The Shadow Brexit Secretary said the party was now only pursuing two alternatives - a compromise deal based on proposals contained in a letter from Jeremy Corbyn to Theresa May last week, or a second referendum.
But he was slapped down by Jeremy Corbyn's office, which insisted pressing for an early election remained the party's "preferred option".
Under the policy agreed at Labour's conference, the party vowed to push for an election in the first instance, before pursuing other options, including a "public vote".
But on Radio Four's Today programme, Sir Keir said: "We said in September that if there wasn’t a general election then the option of a public vote had to be on the table.
"I have said in the last few weeks that in reality for the Labour party the only credible options now left are a close economic relationship - that’s the sort of relationship we spelt out in the letter to the Prime Minister last week - or a public vote."
When asked about the remarks, a spokesman for Mr Corbyn said: "The options are a general election, which remains our preferred option, some form of agreement along the lines Jeremy laid out in his letter to Theresa May, and failing that a public vote remains an option on the table.
“Keir agrees that a general election as laid out in our conference policy is our preferred option.”
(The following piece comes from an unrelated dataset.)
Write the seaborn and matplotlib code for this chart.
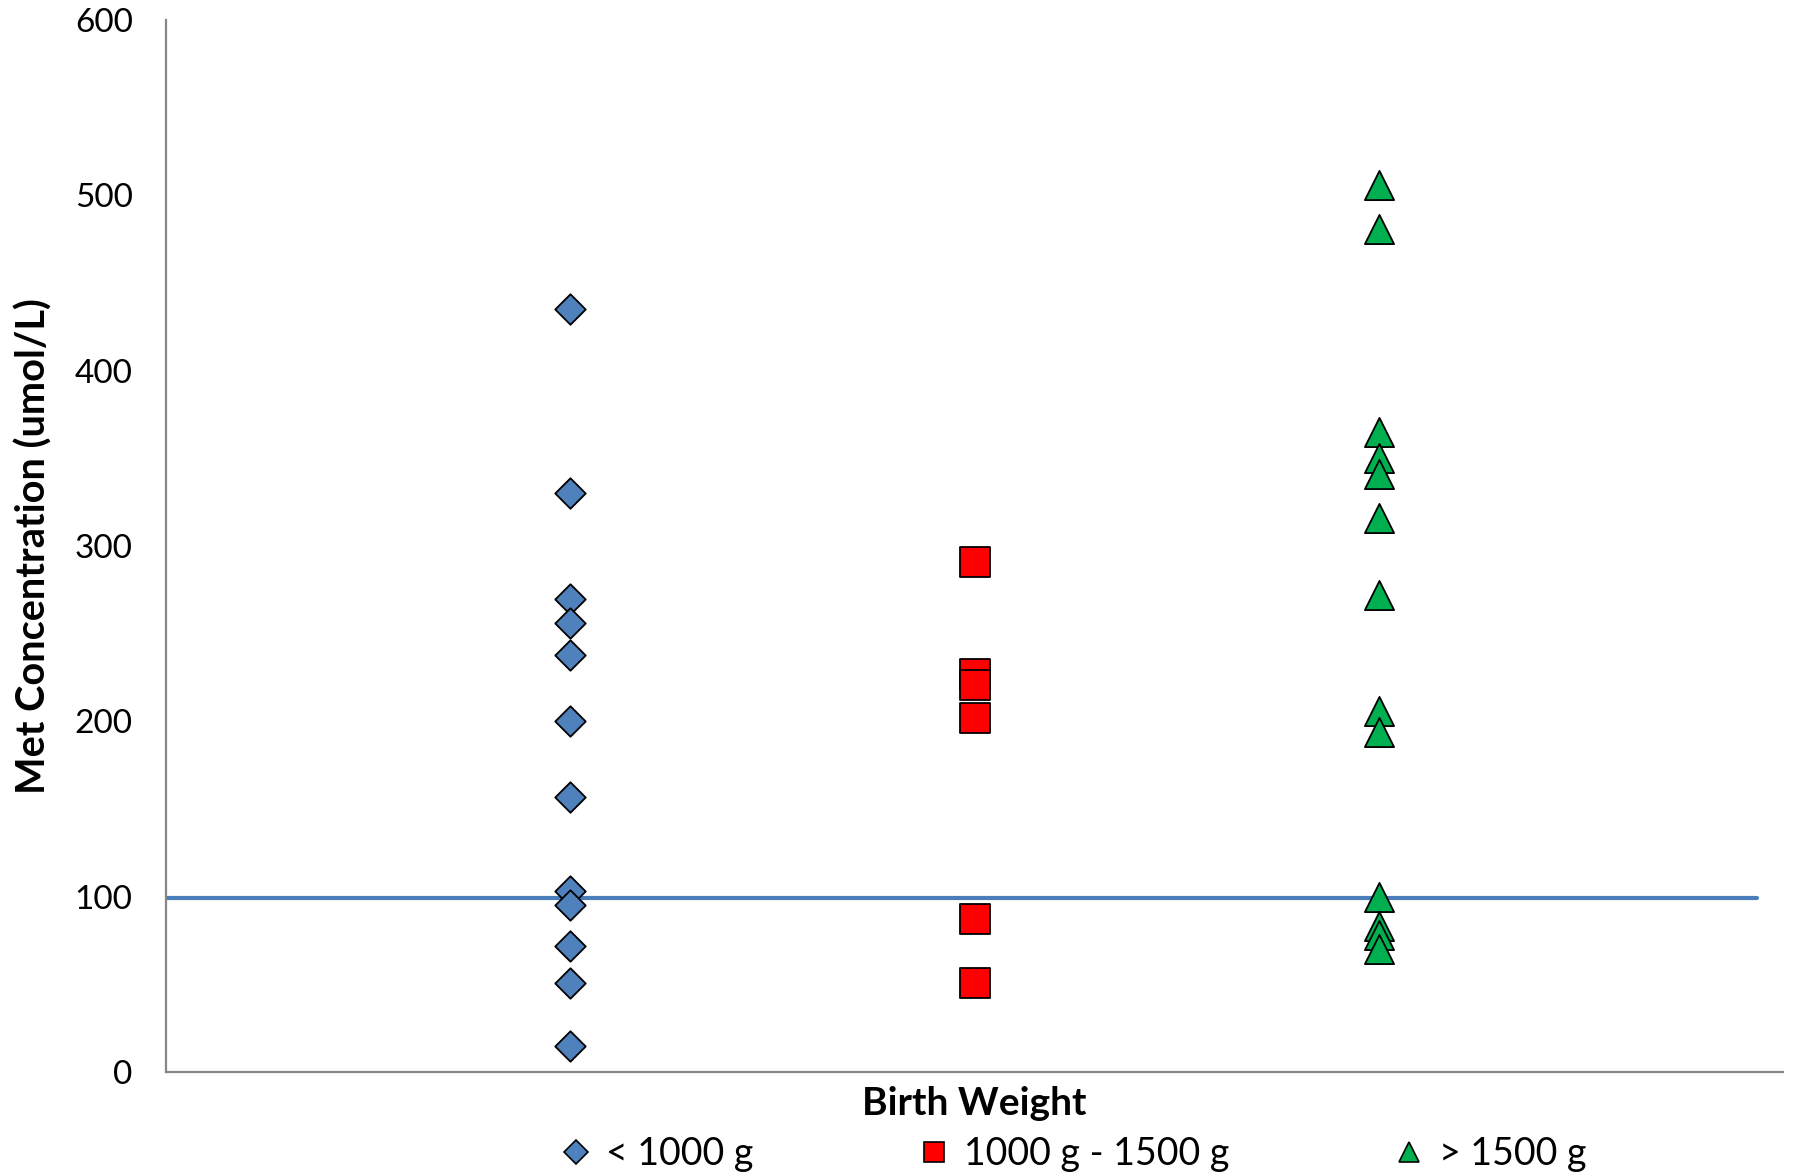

Mr Corbyn wrote to Mrs May earlier this week to say Labour could back her on Brexit if she commits to a permanent customs union with the EU, among other demands.
Reports emerged on Monday that Sir Keir had fought for a line in the letter about backing a second EU referendum - but that his calls were ignored by the leader’s office.
Sir Keir refused to be drawn on the reports this morning. He told the Today programme: “I’m not going into the ins and outs of the drafting of the letter.”